Rupee weakens ignoring govt's FDI steps
The rupee posted slight falls on Wednesday as continued dollar demand from importers eroded early gains from the government's decision to relax foreign direct investment rules in various sectors.
The Reserve Bank of India was suspected selling dollars in late trade via state-run banks from around 59.50 levels to push up the rupee, several dealers said.
The rupee's weakness, in spite of strong steps taken by the Reserve Bank of India late on Monday to support the currency, shows demand for dollars remains strong, overriding the central bank's attempt to stamp down on speculation.
Indian government relaxed foreign direct investment rules on Tuesday in a broad swath of industries, including telecoms, to prop up a sliding currency and increase confidence about the record high current account deficit.

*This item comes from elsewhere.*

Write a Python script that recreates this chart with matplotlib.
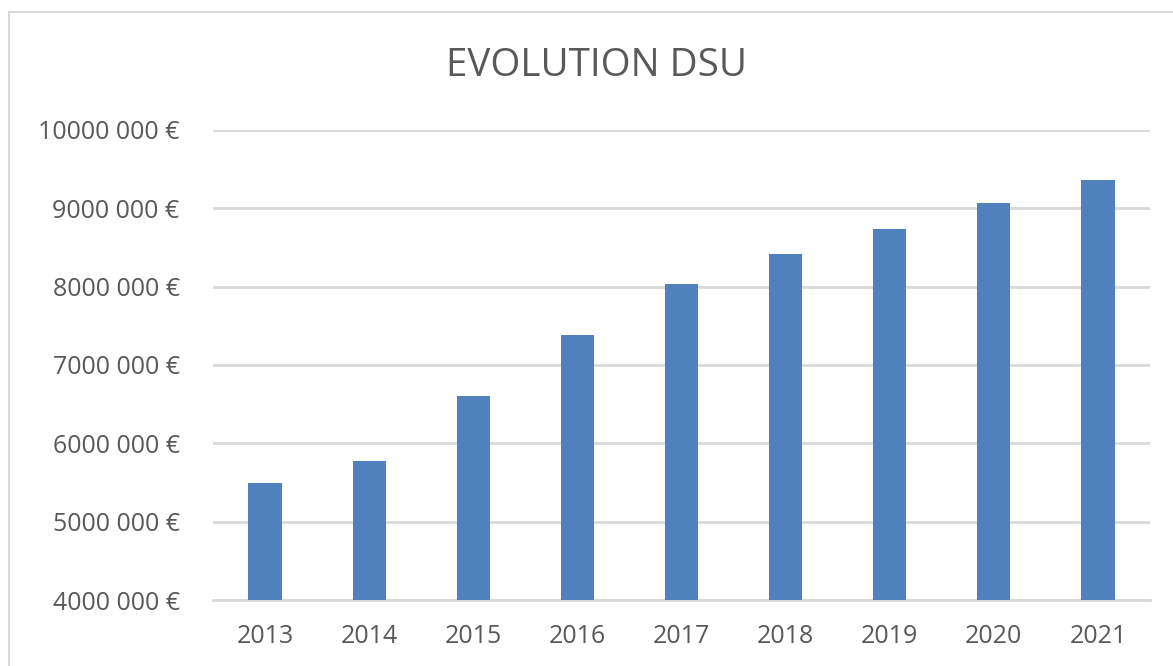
import matplotlib
matplotlib.use('Agg')
import matplotlib.pyplot as plt
from matplotlib.patches import Rectangle
from matplotlib.ticker import FuncFormatter

years = ['2013', '2014', '2015', '2016', '2017', '2018', '2019', '2020', '2021']
dsu = [5500000, 5770000, 6610000, 7380000, 8030000, 8420000, 8730000, 9070000, 9360000]
y_ticks = [4000000, 5000000, 6000000, 7000000, 8000000, 9000000, 10000000]

plt.rcParams['font.family'] = ['Open Sans', 'DejaVu Sans']
text_color = '#595959'
grid_color = '#D9D9D9'


def euro(v, pos):
    v = int(round(v))
    return '%d %03d €' % (v // 1000, v % 1000)


fig = plt.figure(figsize=(11.73, 6.66), dpi=100)
fig.patches.append(Rectangle((9 / 1173, -0.1), 1.2, 1.1 - 12 / 666, transform=fig.transFigure,
                             fill=False, edgecolor=grid_color, linewidth=1.5))

ax = fig.add_axes([213 / 1173, 1 - 600 / 666, (1150 - 213) / 1173, (600 - 130) / 666])
x = range(len(years))
ax.bar(x, dsu, width=0.32, color='#4F81BD', zorder=3)
ax.set_xlim(-0.5, len(years) - 0.5)
ax.set_ylim(y_ticks[0], y_ticks[-1])
ax.set_yticks(y_ticks)
ax.yaxis.set_major_formatter(FuncFormatter(euro))
ax.set_xticks(list(x))
ax.set_xticklabels(years)
ax.grid(axis='y', color=grid_color, linewidth=2, zorder=0)
for s in ['top', 'right', 'left']:
    ax.spines[s].set_visible(False)
ax.spines['bottom'].set_color(grid_color)
ax.spines['bottom'].set_linewidth(2)
ax.tick_params(axis='both', length=0, colors=text_color, labelsize=18)
ax.tick_params(axis='y', pad=24)
ax.tick_params(axis='x', pad=17)

fig.text(597 / 1173, 1 - 66 / 666, 'EVOLUTION DSU', ha='center', va='center',
         fontsize=27.7, color=text_color)

fig.savefig('out.png', dpi=100)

Yet, investors feel that such measures will take time to take effect and would not yield immediate inflows.
"The rupee has barely gained since the central bank's steps and the government's FDI measures.
“The reversal of tide can happen when real flows come into the market through an overseas bond sale," said Param Sarma, chief executive at NSP Forex.
"The RBI can also look at directly supplying dollars to oil refiners to take out a bit of supply," he said.
The partially convertible rupee closed at 59.34/35 per dollar, against its previous close of 59.31/32. It rose to 59.05 in early trade on the government's steps but later fell to as low as 59.57.
The rupee has gained only 0.9 per cent since the close of trade on Monday after which the central bank resorted to indirect monetary tightening, but the bonds and rate markets have been roiled.
In the offshore non-deliverable forwards, the one-month contract was at 59.69 while the three-month was at 60.53.
In the currency futures market, the most-traded near-month dollar/rupee contracts on the National Stock Exchange, the MCX-SX and the United Stock Exchange all closed around 59.60 with a total traded volume of $2.6 billion.
Image: A bank employee counts bundles of rupee notes at a cash counter in Agartala, Tripura.